Por PAULO REBELO, médico cardiologista
Ainda sou de uma época em que as doenças pareciam ter um ritmo diferente. Pareciam evoluir nos pacientes quase que parando no tempo.
Era num período de escassos exames quando o diagnóstico de um ataque cardíaco e pedra na vesícula eram um grande exercício de observações e sofrimento, estando o médico aparentemente passivo ao sabor da evolução das doenças.
É quase inimaginável pensar que não existia a ultrassonografia, exame de imagem fundamental para o diagnóstico de várias doenças.
As doenças aproximavam os seres humanos que pareciam ser mais humanos. Era um misto de ignorância pura e inocência, tisnada de misticismo e religiosidade, porém com muita compaixão, solidariedade e senso de pertencimento de um ao outro.

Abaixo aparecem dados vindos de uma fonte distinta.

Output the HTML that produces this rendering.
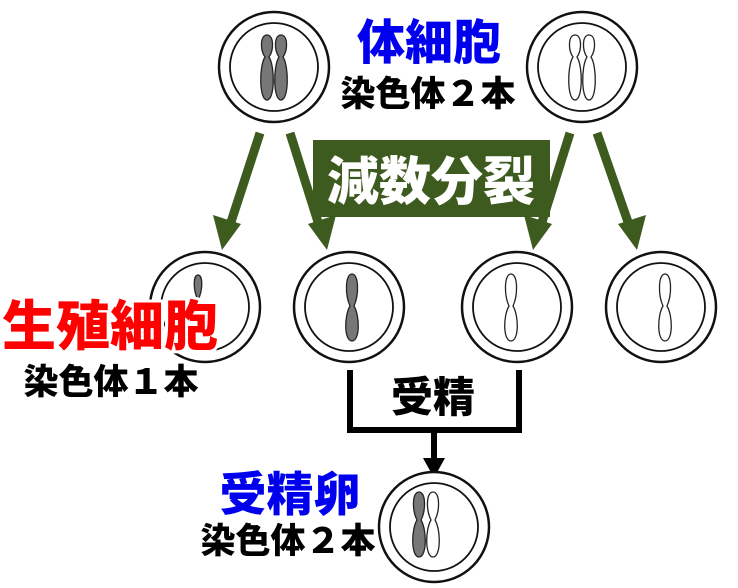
<!DOCTYPE html>
<html><head><meta charset="utf-8"><style>
html,body{margin:0;padding:0;background:#fff;}
svg{display:block}
text{font-family:"Liberation Sans","Noto Sans CJK JP",sans-serif;font-weight:900;}
</style></head><body>
<svg width="738" height="588" viewBox="0 0 738 588" xmlns="http://www.w3.org/2000/svg">
<defs>
<g id="cell">
<circle r="55" fill="#fff" stroke="#111" stroke-width="2.5"/>
<circle r="44" fill="none" stroke="#111" stroke-width="1.8"/>
</g>
</defs>
<use href="#cell" x="274" y="67"/>
<use href="#cell" x="582" y="67"/>
<g stroke="#222" stroke-width="1.3">
<path d="M267 35 C274 35 274 50 269 57 C275 66 275 100 267 100 C259 100 259 66 265 57 C260 50 260 35 267 35Z" fill="#777"/>
<path d="M281 35 C288 35 288 50 283 57 C289 66 289 100 281 100 C273 100 273 66 279 57 C274 50 274 35 281 35Z" fill="#777"/>
<path d="M575 35 C582 35 582 50 577 57 C583 66 583 100 575 100 C567 100 567 66 573 57 C568 50 568 35 575 35Z" fill="#fff"/>
<path d="M589 35 C596 35 596 50 591 57 C597 66 597 100 589 100 C581 100 581 66 587 57 C582 50 582 35 589 35Z" fill="#fff"/>
</g>
<text x="429" y="59" font-size="48" fill="#0000ee" text-anchor="middle">体細胞</text>
<text x="428" y="106" font-size="35" fill="#000" text-anchor="middle">染色体２本</text>
<rect x="313" y="140" width="237" height="77" fill="#3d5a1f"/>
<text x="431" y="200" font-size="52" fill="#fff" text-anchor="middle">減数分裂</text>
<g stroke="#3d5a1f" stroke-width="9" fill="#3d5a1f">
<line x1="260" y1="133" x2="231" y2="222"/>
<line x1="290" y1="133" x2="318" y2="222"/>
<line x1="570" y1="133" x2="542" y2="222"/>
<line x1="597" y1="133" x2="628" y2="222"/>
</g>
<g fill="#3d5a1f">
<polygon points="222,250 213,215 241,224"/>
<polygon points="327,250 308,224 336,215"/>
<polygon points="533,250 524,215 552,224"/>
<polygon points="637,250 618,224 646,215"/>
</g>
<use href="#cell" x="205" y="307"/>
<use href="#cell" x="349" y="307"/>
<use href="#cell" x="517" y="307"/>
<use href="#cell" x="661" y="307"/>
<g stroke="#222" stroke-width="1.3">
<path d="M198 275 C203 275 203 290 198 300 C193 290 193 275 198 275Z" fill="#777"/>
<path d="M352 274 C359 274 359 295 354 306 C360 316 360 341 352 341 C344 341 344 316 350 306 C345 295 345 274 352 274Z" fill="#777"/>
<path d="M511 274 C518 274 518 295 513 306 C519 316 519 341 511 341 C503 341 503 316 509 306 C504 295 504 274 511 274Z" fill="#fff"/>
<path d="M665 274 C672 274 672 295 667 306 C673 316 673 341 665 341 C657 341 657 316 663 306 C658 295 658 274 665 274Z" fill="#fff"/>
</g>
<text x="110" y="345" font-size="54" fill="#ff0000" text-anchor="middle" stroke="#fff" stroke-width="6" paint-order="stroke">生殖細胞</text>
<text x="111" y="394" font-size="35" fill="#000" text-anchor="middle">染色体１本</text>
<path d="M350 370 V430 H519 V370" fill="none" stroke="#000" stroke-width="6"/>
<line x1="434" y1="430" x2="434" y2="462" stroke="#000" stroke-width="6"/>
<polygon points="423,458 445,458 434,478" fill="#000"/>
<text x="433" y="412" font-size="42" fill="#000" text-anchor="middle">受精</text>
<use href="#cell" x="434" y="527"/>
<g stroke="#222" stroke-width="1.3">
<path d="M419 492 C426 492 426 510 421 520 C427 530 427 557 419 557 C411 557 411 530 417 520 C412 510 412 492 419 492Z" fill="#777"/>
<path d="M433 492 C440 492 440 510 435 520 C441 530 441 557 433 557 C425 557 425 530 431 520 C426 510 426 492 433 492Z" fill="#fff"/>
</g>
<text x="290" y="511" font-size="47" fill="#0000ee" text-anchor="middle">受精卵</text>
<text x="288" y="553" font-size="35" fill="#000" text-anchor="middle" stroke="#fff" stroke-width="4" paint-order="stroke">染色体２本</text>
</svg>
</body></html>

O enfermo sentia-se cuidado e amado. As visitas eram frequentes e longas. Preparava-se um chá caseiro, recitava-se uma oração de cura, colocava-se uma medalhinha ou uma imagem santa para ficar na cômoda ou na cabeceira da cama do enfermo; um unguento refrescante, a cura através da imposição das mãos sobre o corpo…tudo isso era algo muito especial.
Curiosas, as pessoas se impressionavam com as doenças e importavam-se genuinamente com o sofrimento alheio.
As visitas dos amigos e entes queridos eram reais e não virtuais. As naturais dificuldades de diagnóstico e tratamento faziam com que médicos e pacientes e seus familiares fossem muitos mais próximos.
O médico era visto como um semideus, porém, acima de tudo o “doutor”, o verdadeiro conselheiro, o amigo, o médico da família.
A inexorável dinâmica da vida alterou tudo isso. As visitas foram substituídas mensagens de textos, emotions e transmissão ao vivo. Os enfermos não são mais pacientes, são “clientes”. Parecem mais querer “comprar a saúde”. A saúde não é mais um bem; é uma mercadoria.
Os exames STATE-OF-ARTS como tomografia computadorizada, ressonância nuclear magnética, cintilografia e PETSCAN trouxeram praticidade e velocidade diagnósticas, e avanços fantásticos para o tratamento de quase tudo; examinam tudo, menos a alma humana.
Esse é o trabalho do médico de corpo e alma. Todavia, os exames de imagem tornaram-no quase um autômato, um robô, abolindo a conversa afável, conferindo-lhe frieza, diminuindo a nobreza da medicina humanizada.
Assim, o grande paradoxo da moderna medicina: verdadeiramente, ela acabou ou diminuiu em muito o sofrimento imposto ao corpo, abreviando o tempo para a cura.
Mas, a verdade nua e perversa é que acabou, também, com a capacidade pedagógica da doença em fazer com que o homem refletisse mais sobre a seriedade de sua condição não somente clínica, mas humana, que transcende meramente a dor física.
A convalescença tornou-se tão breve que, entre outras tantas necessidades cotidianas, não lhe sobra tempo para pensar, senão em voltar o mais rápido possível àquela vida que tanto inconscientemente lhe prejudicou.
O homem perdeu a capacidade de sofrer, de refletir sobre si mesmo. Não sabe ou deseja assimilar o poder transformador das doenças. Assim, não havendo conscientização plena sobre o que lhe ocorre, as chances de reincidência são enormes.
Pois, naqueles tempos, as doenças e internações eram de semanas ou meses. E nesse longo período, o paciente tinha tempo o suficiente para pensar sobre seus “pecados venais e capitais, portanto a oportunidade de arrependimentos; a verdadeira cura da alma e não só do corpo.
A modernidade até tenta humanizar a relação médico-paciente e familiares com o homecare, cuidados paliativos, saúde da família, porque isso são coisas louváveis, mas resta saudosa no coração e mentes de ambos a verdadeira visita médica quando a sua palavra era um bálsamo.
Ainda sou de tempo em que isso era um “acontecimento”. O médico era a visita mais importante e aguardada para o enfermo. Preparava-se a casa para recebê-lo.
A TV era desligada, o telefone fixo era tirado fora do gancho, as crianças eram proibidas de ficar na sala. Chá ou café fresquinho e quente, biscoitos finos eram ofertados ao médico. Sobre a mesa, toalha de renda.
Não era apenas a visita de um conhecido médico; era a visita do médico amigo.